67

Andy Warhol

Five Boys

Estimate
$20,000 - 30,000
Lot Details
Unique blotted ink line drawing with Dr. Martins colored dye, on Strathmore paper.
c. 1954
23 x 29 in. (58.4 x 73.7 cm)
Signed in black ink, framed.

Further Details

First owned by Nathan Gluck, Warhol’s primary assistant from the early 1950s to the mid 1960s, Five Boys is an exceptional example of the artist’s blotted ink line drawing technique, a methodology he developed and honed as a student at Carnegie Mellon University. The rudimentary technique combines original drawing with ink transfer, a seemingly mechanical process. He would start with an initial illustration and place tracing paper over the design, then apply ink over a section of the image followed by pressing an absorbent sheet of paper over the wet ink to transfer the image. He would continue this process in small sections until the entire image was reproduced. Gluck explained Warhol’s attraction to this method: “Another reason why he liked it [the blotted line technique] so much [was that] by having your master drawing with which you made your blot, you could keep blotting it and redrawing it and blotting it each time and make duplicate images.” Through this method, we can see Warhol’s early gravitation towards repeated imagery, well before his pivot to Pop subjects.

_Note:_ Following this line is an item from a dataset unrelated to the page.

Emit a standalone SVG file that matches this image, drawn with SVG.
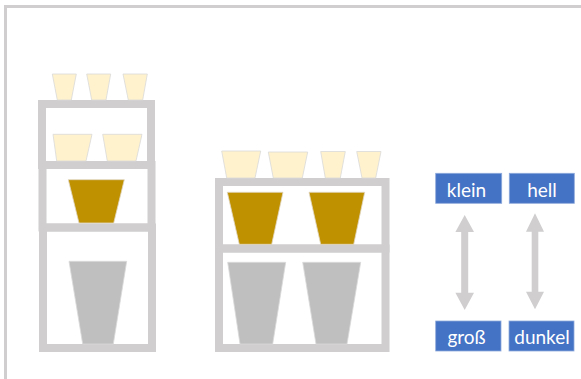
<svg xmlns="http://www.w3.org/2000/svg" width="581" height="379" viewBox="0 0 581 379">
  <style>
    .frame { fill: none; stroke: #d0cece; stroke-width: 8; }
    .edge { fill: none; stroke: #d0cece; stroke-width: 3; }
    .light { fill: #fff2cc; stroke: #d9d9d9; stroke-width: 0.8; }
    .gold { fill: #bf9000; stroke: #e0d6c0; stroke-width: 0.8; }
    .grey { fill: #bfbfbf; stroke: #d9d9d9; stroke-width: 0.8; }
    .tag rect { fill: #4472c4; stroke: #8eaadb; stroke-width: 0.8; }
    .tag text { fill: #ffffff; font-family: Lato, "Open Sans", "Liberation Sans", sans-serif; font-size: 19px; text-anchor: middle; }
    .arrow { fill: #d0cece; }
  </style>

  <rect width="581" height="379" fill="#ffffff"/>
  <!-- outer edge -->
  <path class="edge" d="M5.5 379 V6.5 H581"/>

  <!-- tall shelf on the left -->
  <g id="shelf-tall">
    <rect class="frame" x="42" y="104" width="109" height="61"/>
    <rect class="frame" x="42.5" y="165" width="109" height="62.5"/>
    <rect class="frame" x="43" y="227.5" width="109" height="120.5"/>
    <!-- cups on top -->
    <polygon class="light" points="52.3,74 76.3,74 71.3,100 57.3,100"/>
    <polygon class="light" points="86.7,74 110.7,74 106,100 91.7,100"/>
    <polygon class="light" points="123,74 147.3,74 142.7,100 128.3,100"/>
    <!-- top compartment -->
    <polygon class="light" points="53,134.3 92,134.3 86,161 56.7,161"/>
    <polygon class="light" points="102.7,134.3 142,134.3 136,161 107.3,161"/>
    <!-- middle compartment -->
    <polygon class="gold" points="68.3,179.7 124.3,179.7 113.7,223 79,223"/>
    <!-- bottom compartment -->
    <polygon class="grey" points="69,261.3 126.7,261.3 113.3,344 82.7,344"/>
  </g>

  <!-- low shelf in the middle -->
  <g id="shelf-low">
    <rect class="frame" x="219" y="182" width="166.5" height="66.5"/>
    <rect class="frame" x="219" y="248.5" width="166.5" height="99.5"/>
    <!-- cups on top -->
    <polygon class="light" points="221.7,151 260.7,151 255,178 226.7,178"/>
    <polygon class="light" points="268.3,152 307.7,152 302.3,178 273.3,178"/>
    <polygon class="light" points="320.7,151.5 345.3,151.5 340.3,178 325.3,178"/>
    <polygon class="light" points="356.7,151.5 381,151.5 375.7,178 362,178"/>
    <!-- upper compartment -->
    <polygon class="gold" points="227.3,192.3 283,192.3 271.7,244.3 239.3,244.3"/>
    <polygon class="gold" points="309,192.3 364.7,192.3 353.7,244.3 320.7,244.3"/>
    <!-- lower compartment -->
    <polygon class="grey" points="227.7,262.3 285.7,262.3 272.7,344 240,344"/>
    <polygon class="grey" points="302.7,262.3 360.7,262.3 347,344 316,344"/>
  </g>

  <!-- labels -->
  <g id="label-klein" class="tag">
    <rect x="435.7" y="173.3" width="66" height="30"/>
    <text x="466.5" y="197">klein</text>
  </g>
  <g id="label-hell" class="tag">
    <rect x="509.3" y="173.3" width="65" height="30"/>
    <text x="542" y="197">hell</text>
  </g>
  <g id="label-gross" class="tag">
    <rect x="435.7" y="321" width="65.3" height="30"/>
    <text x="466.5" y="344">groß</text>
  </g>
  <g id="label-dunkel" class="tag">
    <rect x="509" y="321" width="65" height="30"/>
    <text x="542" y="344">dunkel</text>
  </g>

  <!-- double-headed arrows -->
  <g id="connectors">
    <polygon class="arrow" points="464.7,215 474,232 468.2,232 468.2,292.7 474,292.7 464.7,310 455.4,292.7 461.2,292.7 461.2,232 455.4,232"/>
    <polygon class="arrow" points="535,213.3 544,231.7 538.3,231.7 538.3,291.7 544,291.7 535,309.3 526,291.7 531.7,291.7 531.7,231.7 526,231.7"/>
  </g>
</svg>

Nathan Gluck first met Warhol because like the Pop icon, he began his career as a commercial illustrator. As an illustrator at the Rockmore Company ad agency, Gluck had frequent run-ins with Warhol, who freelanced at the agency and ran in similar circles. In 1952, the two exhibited together in a show at Loft Gallery, run by Warhol’s then-assistant Vito Giallo. The rest was history, as soon after the exhibition Giallo recruited Gluck to replace him as Warhol’s right-hand-man. Over their decade-long partnership, Gluck assisted Warhol in shaping many of his most famous illustrations, ads, and designs, as well as increasing the output of his blotted ink line drawings and developing early transitional Pop pieces before Warhol established The Factory. Cementing his legacy as a key player in the evolution of Warhol’s early oeuvre, Gluck was also tapped by the Warhol Foundation to authenticate works from this period, given his incomparable direct experience with, and knowledge of, the artist’s pre-Pop production.

Andy Warhol

American | B. 1928 D. 1987

Andy Warhol was the leading exponent of the Pop Art movement in the U.S. in the 1960s. Following an early career as a commercial illustrator, Warhol achieved fame with his revolutionary series of silkscreened prints and paintings of familiar objects, such as Campbell's soup tins, and celebrities, such as Marilyn Monroe. Obsessed with popular culture, celebrity and advertising, Warhol created his slick, seemingly mass-produced images of everyday subject matter from his famed Factory studio in New York City. His use of mechanical methods of reproduction, notably the commercial technique of silk screening, wholly revolutionized art-making.

Working as an artist, but also director and producer, Warhol produced a number of avant-garde films in addition to managing the experimental rock band The Velvet Underground and founding Interview magazine. A central figure in the New York art scene until his untimely death in 1987, Warhol was notably also a mentor to such artists as Keith Haring and Jean-Michel Basquiat.